-- start of Given information --
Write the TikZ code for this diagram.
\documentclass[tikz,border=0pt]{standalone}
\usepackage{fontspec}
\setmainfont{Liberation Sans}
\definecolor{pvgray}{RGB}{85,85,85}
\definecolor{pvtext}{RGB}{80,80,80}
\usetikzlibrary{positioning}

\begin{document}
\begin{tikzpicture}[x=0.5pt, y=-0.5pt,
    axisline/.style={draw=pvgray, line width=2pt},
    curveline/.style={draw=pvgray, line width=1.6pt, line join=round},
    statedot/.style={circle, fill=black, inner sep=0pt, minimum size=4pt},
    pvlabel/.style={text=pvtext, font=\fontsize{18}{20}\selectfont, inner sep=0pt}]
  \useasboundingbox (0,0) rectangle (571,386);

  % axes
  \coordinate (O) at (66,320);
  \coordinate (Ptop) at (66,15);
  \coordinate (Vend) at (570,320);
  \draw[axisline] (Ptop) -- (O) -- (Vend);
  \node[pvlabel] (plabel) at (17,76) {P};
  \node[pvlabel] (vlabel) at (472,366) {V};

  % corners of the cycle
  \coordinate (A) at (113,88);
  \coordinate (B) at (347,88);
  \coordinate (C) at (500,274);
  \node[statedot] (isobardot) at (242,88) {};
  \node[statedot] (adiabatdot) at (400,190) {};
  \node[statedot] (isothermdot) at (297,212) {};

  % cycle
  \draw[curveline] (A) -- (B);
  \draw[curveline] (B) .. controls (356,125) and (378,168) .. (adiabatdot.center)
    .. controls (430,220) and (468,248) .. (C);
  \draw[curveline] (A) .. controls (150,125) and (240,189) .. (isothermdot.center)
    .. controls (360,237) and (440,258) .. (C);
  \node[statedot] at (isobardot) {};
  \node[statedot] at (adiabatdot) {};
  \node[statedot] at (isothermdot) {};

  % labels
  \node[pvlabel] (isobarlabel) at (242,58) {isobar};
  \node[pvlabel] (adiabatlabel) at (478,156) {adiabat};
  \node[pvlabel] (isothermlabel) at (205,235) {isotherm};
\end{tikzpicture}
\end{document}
-- end of Given information --
Description of the task:
From the very first line of the data through the line with "(vlabel) at (472,366)" in it, please reproduce each line exactly and output nothing more.

Exercise response:
Write the TikZ code for this diagram.
\documentclass[tikz,border=0pt]{standalone}
\usepackage{fontspec}
\setmainfont{Liberation Sans}
\definecolor{pvgray}{RGB}{85,85,85}
\definecolor{pvtext}{RGB}{80,80,80}
\usetikzlibrary{positioning}

\begin{document}
\begin{tikzpicture}[x=0.5pt, y=-0.5pt,
    axisline/.style={draw=pvgray, line width=2pt},
    curveline/.style={draw=pvgray, line width=1.6pt, line join=round},
    statedot/.style={circle, fill=black, inner sep=0pt, minimum size=4pt},
    pvlabel/.style={text=pvtext, font=\fontsize{18}{20}\selectfont, inner sep=0pt}]
  \useasboundingbox (0,0) rectangle (571,386);

  % axes
  \coordinate (O) at (66,320);
  \coordinate (Ptop) at (66,15);
  \coordinate (Vend) at (570,320);
  \draw[axisline] (Ptop) -- (O) -- (Vend);
  \node[pvlabel] (plabel) at (17,76) {P};
  \node[pvlabel] (vlabel) at (472,366) {V};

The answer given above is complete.